Begin
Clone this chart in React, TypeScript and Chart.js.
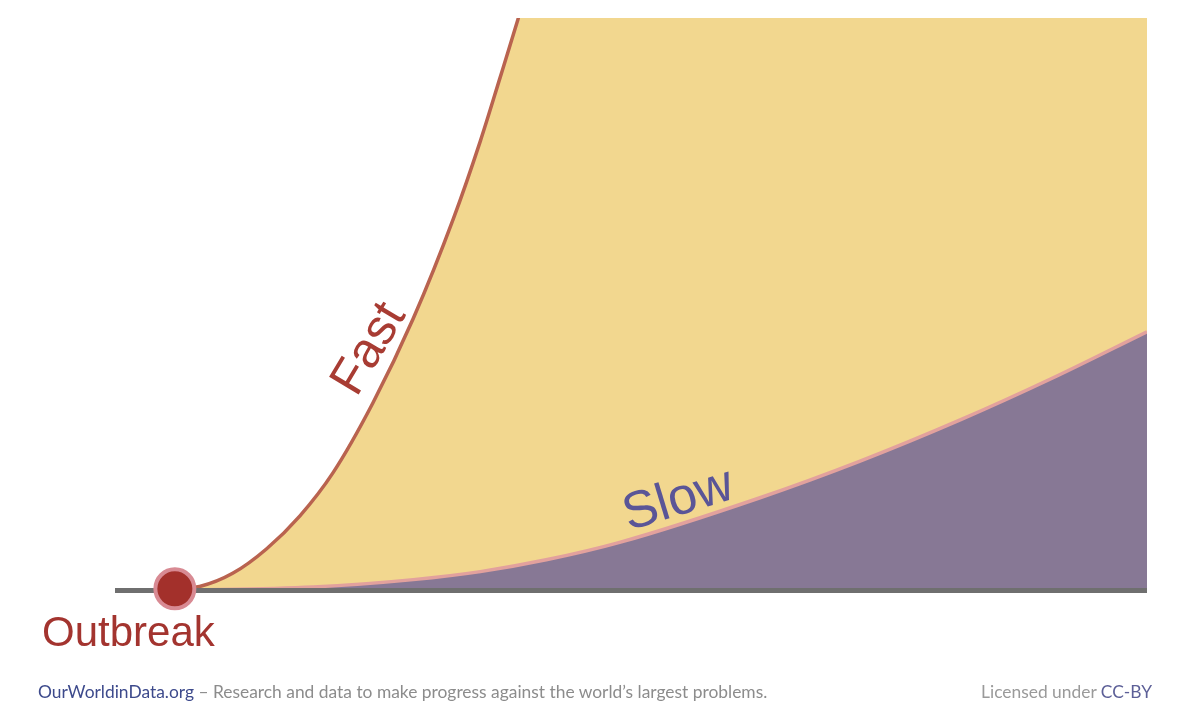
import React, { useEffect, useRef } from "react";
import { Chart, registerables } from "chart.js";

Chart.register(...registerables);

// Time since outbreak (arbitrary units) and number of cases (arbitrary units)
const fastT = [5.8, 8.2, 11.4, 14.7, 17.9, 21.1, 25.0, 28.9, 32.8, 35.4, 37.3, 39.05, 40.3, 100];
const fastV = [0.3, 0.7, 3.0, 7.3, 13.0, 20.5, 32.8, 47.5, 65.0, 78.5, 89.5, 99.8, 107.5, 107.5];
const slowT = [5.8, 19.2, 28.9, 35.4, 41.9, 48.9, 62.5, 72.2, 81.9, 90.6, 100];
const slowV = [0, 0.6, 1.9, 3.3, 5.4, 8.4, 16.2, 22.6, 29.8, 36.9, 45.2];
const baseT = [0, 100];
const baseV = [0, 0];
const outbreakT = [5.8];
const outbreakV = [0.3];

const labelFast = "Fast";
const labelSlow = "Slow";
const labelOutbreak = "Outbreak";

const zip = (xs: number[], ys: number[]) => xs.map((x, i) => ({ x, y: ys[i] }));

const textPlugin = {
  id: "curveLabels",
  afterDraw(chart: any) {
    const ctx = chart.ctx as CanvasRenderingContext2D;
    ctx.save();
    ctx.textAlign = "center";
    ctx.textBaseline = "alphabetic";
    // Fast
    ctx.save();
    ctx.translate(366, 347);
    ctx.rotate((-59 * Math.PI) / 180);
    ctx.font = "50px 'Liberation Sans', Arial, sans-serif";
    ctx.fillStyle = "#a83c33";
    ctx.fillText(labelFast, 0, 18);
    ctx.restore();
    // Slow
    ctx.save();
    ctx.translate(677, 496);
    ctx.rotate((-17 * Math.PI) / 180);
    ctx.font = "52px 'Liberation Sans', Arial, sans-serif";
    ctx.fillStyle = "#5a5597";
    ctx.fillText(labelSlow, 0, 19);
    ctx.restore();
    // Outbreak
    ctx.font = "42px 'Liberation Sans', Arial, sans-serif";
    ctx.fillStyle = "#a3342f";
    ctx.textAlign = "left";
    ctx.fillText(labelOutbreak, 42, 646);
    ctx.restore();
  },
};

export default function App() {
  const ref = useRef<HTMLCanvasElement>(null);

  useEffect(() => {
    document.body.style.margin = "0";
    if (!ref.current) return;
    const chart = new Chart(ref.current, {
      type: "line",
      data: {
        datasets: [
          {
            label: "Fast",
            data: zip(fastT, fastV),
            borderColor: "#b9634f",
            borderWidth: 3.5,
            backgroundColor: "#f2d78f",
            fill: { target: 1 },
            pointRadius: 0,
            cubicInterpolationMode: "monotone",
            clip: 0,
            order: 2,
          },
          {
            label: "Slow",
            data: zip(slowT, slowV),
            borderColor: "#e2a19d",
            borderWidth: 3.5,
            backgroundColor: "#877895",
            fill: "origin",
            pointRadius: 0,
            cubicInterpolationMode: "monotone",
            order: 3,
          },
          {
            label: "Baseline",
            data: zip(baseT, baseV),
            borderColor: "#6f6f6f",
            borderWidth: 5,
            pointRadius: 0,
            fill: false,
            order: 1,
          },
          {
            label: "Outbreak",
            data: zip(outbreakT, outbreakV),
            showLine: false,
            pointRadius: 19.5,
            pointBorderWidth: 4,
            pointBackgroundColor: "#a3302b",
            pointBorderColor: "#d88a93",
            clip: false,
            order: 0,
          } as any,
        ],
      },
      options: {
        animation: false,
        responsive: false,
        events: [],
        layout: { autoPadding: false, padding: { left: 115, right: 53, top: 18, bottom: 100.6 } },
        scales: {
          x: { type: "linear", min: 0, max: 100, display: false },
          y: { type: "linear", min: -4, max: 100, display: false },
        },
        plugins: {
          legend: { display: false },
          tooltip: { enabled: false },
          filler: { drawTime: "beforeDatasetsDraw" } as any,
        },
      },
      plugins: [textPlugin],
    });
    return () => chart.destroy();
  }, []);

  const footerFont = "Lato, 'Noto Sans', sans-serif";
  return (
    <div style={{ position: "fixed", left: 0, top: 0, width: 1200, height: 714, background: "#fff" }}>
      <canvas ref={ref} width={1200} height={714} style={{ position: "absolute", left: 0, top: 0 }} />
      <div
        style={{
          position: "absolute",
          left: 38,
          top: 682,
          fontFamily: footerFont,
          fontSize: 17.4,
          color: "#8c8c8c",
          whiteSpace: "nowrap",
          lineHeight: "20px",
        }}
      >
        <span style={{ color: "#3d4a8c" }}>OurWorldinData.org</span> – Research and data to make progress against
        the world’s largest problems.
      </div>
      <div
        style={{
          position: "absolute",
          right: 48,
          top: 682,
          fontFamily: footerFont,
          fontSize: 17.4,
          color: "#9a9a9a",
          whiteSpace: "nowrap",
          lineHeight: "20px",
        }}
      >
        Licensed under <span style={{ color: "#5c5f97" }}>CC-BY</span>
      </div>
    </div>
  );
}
End
Begin
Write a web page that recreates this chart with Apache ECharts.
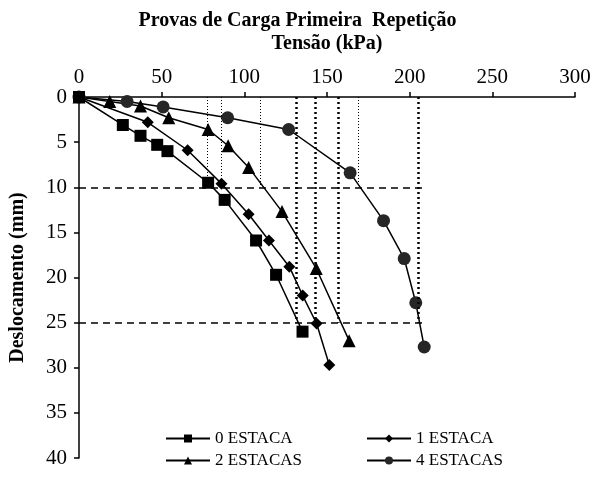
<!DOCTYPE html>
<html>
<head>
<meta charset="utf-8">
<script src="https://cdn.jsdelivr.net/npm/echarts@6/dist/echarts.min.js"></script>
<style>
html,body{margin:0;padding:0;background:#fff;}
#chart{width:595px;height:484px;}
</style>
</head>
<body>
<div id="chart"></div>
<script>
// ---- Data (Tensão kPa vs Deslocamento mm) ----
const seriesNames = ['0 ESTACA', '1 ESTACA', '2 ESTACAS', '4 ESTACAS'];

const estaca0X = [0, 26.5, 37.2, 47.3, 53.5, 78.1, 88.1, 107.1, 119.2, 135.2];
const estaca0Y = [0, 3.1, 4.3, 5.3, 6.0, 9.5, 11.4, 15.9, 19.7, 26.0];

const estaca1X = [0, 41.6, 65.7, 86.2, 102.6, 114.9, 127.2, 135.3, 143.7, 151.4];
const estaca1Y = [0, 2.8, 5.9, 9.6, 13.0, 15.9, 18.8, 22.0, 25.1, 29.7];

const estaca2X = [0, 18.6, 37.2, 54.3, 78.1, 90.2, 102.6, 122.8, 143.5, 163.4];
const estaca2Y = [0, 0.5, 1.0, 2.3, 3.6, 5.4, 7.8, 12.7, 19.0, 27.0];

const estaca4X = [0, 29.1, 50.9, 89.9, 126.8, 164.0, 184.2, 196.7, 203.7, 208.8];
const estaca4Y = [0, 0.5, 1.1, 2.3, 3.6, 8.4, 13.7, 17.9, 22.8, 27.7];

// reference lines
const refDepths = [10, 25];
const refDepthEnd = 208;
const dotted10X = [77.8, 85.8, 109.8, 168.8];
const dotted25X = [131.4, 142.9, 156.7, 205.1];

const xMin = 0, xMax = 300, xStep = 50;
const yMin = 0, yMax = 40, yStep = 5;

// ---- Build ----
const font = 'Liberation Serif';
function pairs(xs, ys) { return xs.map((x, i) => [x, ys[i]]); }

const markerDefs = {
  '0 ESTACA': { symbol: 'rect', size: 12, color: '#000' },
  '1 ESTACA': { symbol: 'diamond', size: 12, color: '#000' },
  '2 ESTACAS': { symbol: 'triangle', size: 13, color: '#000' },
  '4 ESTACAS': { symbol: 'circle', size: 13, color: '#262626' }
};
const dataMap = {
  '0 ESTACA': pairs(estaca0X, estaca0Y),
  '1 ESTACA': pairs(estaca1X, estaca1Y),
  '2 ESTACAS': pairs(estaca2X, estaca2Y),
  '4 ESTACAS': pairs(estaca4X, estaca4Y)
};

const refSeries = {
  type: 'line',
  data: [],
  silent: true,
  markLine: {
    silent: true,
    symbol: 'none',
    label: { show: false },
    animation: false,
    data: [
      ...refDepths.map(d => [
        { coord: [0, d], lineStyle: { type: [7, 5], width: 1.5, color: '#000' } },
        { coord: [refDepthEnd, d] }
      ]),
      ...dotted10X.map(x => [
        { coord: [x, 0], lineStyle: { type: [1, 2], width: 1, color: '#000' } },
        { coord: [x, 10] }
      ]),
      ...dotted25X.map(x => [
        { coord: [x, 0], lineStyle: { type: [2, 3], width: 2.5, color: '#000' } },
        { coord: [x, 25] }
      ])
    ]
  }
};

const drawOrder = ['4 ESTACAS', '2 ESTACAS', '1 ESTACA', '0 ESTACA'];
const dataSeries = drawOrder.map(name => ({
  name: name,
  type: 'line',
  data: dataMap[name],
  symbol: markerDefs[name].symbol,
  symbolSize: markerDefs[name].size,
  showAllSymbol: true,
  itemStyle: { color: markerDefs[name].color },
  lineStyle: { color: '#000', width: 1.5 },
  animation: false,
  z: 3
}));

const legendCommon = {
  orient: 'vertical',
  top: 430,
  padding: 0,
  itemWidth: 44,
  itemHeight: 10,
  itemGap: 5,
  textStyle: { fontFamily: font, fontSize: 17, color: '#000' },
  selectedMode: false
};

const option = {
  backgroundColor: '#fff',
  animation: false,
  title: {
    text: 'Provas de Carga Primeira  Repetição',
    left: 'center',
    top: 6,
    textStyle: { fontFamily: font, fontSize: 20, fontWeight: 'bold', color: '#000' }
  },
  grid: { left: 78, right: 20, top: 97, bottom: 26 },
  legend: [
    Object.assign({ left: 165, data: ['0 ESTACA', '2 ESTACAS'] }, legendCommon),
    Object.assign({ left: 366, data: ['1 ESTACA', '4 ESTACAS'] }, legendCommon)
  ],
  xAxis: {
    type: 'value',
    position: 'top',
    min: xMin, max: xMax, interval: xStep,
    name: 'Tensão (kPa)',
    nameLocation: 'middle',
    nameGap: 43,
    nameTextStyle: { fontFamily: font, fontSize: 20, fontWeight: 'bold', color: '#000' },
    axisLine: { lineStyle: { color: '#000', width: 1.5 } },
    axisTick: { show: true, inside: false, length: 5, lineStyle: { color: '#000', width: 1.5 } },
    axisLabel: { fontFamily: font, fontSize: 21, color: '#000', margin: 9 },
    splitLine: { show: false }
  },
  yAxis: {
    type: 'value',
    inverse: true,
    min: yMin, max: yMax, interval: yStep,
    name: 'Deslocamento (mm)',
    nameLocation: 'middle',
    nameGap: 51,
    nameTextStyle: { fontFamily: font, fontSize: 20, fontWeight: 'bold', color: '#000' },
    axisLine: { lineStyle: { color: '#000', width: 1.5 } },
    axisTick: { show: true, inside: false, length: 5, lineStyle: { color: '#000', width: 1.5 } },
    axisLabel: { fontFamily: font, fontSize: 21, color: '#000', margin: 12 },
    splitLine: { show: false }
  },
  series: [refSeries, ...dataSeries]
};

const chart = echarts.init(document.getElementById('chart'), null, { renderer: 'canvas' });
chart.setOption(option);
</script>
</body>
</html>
End
Begin
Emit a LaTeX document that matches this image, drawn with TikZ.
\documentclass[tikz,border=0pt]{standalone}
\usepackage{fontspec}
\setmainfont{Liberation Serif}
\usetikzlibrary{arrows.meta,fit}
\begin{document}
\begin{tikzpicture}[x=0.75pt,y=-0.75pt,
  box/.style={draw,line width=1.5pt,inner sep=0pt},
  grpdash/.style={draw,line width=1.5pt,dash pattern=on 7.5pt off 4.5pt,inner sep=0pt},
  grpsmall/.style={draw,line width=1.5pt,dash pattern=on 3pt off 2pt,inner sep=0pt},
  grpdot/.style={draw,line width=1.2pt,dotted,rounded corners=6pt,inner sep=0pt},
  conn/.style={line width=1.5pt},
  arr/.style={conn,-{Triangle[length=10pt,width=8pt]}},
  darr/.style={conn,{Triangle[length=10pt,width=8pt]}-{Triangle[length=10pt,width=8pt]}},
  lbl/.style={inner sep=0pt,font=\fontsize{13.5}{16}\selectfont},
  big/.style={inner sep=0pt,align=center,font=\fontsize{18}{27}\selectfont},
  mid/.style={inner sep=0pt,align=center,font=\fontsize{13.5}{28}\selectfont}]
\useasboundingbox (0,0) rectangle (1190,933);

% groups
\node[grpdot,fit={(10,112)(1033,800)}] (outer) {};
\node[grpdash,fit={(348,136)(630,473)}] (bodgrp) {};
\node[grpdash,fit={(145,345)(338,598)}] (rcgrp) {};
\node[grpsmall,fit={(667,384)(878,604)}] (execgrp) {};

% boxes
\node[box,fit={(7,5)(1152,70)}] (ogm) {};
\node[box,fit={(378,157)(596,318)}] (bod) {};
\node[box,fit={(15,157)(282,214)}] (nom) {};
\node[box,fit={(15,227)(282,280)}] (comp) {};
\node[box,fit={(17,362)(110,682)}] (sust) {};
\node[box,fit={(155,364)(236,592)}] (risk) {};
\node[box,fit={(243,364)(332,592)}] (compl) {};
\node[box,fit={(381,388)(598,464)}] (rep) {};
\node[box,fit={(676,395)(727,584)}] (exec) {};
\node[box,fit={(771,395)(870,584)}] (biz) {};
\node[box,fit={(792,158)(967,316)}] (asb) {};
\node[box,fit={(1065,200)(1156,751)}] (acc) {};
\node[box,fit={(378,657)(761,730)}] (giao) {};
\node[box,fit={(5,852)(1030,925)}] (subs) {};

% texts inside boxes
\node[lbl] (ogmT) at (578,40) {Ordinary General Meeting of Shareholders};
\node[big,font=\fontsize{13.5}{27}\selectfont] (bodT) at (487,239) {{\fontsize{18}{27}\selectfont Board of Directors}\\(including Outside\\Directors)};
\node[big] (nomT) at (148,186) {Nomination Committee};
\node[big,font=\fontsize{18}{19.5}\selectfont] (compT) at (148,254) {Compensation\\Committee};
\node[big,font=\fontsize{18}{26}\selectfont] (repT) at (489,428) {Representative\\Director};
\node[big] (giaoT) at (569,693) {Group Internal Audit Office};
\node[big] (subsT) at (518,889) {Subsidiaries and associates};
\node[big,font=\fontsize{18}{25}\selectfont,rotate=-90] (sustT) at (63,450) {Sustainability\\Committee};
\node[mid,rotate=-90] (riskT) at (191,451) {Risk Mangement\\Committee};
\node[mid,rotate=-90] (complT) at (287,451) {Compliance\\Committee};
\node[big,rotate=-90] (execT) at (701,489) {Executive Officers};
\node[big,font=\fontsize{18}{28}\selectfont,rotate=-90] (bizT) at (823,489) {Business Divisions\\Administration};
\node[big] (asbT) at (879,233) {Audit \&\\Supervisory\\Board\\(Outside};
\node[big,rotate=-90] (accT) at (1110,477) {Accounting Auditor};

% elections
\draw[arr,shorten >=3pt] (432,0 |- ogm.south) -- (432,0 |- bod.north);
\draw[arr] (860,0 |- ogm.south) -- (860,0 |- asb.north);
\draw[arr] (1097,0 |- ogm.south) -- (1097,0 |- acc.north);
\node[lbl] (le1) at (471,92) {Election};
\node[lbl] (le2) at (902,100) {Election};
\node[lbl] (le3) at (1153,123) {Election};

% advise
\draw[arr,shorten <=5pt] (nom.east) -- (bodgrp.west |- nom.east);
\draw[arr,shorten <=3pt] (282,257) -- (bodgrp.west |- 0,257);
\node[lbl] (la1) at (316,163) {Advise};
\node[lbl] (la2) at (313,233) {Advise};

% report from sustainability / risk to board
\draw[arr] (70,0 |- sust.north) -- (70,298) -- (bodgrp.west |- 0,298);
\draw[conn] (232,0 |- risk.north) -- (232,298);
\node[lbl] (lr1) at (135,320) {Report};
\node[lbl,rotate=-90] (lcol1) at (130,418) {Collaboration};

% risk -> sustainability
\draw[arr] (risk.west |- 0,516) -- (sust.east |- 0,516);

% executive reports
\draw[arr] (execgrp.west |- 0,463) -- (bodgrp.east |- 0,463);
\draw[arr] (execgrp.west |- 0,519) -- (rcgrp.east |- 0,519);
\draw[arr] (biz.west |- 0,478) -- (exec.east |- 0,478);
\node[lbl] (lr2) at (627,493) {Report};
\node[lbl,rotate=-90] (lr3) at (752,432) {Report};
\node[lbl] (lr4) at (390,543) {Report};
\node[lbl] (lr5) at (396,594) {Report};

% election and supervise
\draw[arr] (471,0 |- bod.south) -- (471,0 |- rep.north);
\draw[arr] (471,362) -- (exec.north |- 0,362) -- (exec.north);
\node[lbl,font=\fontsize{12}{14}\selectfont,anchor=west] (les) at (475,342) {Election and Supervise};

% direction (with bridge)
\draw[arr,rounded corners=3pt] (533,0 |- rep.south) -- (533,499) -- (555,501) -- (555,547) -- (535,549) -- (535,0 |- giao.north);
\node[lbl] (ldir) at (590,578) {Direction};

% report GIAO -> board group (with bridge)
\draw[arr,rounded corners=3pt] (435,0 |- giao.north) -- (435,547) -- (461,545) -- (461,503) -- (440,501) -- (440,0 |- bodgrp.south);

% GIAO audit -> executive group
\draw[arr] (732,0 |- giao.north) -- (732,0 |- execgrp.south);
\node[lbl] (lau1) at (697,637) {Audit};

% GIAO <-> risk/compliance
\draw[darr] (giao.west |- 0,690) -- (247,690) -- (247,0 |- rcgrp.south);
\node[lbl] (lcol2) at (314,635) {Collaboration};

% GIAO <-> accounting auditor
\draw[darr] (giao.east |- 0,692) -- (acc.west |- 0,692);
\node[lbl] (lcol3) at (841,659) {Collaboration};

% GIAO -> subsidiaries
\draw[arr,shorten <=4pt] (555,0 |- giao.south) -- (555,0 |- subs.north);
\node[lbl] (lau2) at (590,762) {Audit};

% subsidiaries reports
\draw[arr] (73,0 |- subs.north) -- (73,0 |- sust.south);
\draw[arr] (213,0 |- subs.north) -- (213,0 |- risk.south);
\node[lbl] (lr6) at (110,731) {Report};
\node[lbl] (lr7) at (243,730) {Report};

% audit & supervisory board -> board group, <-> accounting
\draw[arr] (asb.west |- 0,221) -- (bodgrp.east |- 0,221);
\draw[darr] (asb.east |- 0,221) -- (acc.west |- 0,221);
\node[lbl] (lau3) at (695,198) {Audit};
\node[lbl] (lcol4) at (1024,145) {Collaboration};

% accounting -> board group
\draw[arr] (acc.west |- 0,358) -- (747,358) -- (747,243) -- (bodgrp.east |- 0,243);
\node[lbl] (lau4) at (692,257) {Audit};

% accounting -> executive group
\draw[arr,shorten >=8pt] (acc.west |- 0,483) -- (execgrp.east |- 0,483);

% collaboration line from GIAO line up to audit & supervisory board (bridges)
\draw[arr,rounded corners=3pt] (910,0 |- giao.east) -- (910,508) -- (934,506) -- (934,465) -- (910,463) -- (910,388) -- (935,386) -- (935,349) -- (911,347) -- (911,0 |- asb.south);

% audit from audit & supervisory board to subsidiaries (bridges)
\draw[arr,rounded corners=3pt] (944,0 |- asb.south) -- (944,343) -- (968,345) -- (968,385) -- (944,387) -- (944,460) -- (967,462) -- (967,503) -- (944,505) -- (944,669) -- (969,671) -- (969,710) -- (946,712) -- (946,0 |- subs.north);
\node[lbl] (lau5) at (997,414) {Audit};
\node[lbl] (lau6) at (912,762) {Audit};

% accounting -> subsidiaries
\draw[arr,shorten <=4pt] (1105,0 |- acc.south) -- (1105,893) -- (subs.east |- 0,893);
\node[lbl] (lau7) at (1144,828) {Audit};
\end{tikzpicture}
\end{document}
End
▶ Task to complete
Leaving out all pictures, set down exactly the lines of the material above, from the line with "Clone this chart" to the line with "Chart.register(...registerables);" inclusive, and no others.

▶ Answer to this problem
Clone this chart in React, TypeScript and Chart.js.
import React, { useEffect, useRef } from "react";
import { Chart, registerables } from "chart.js";

Chart.register(...registerables);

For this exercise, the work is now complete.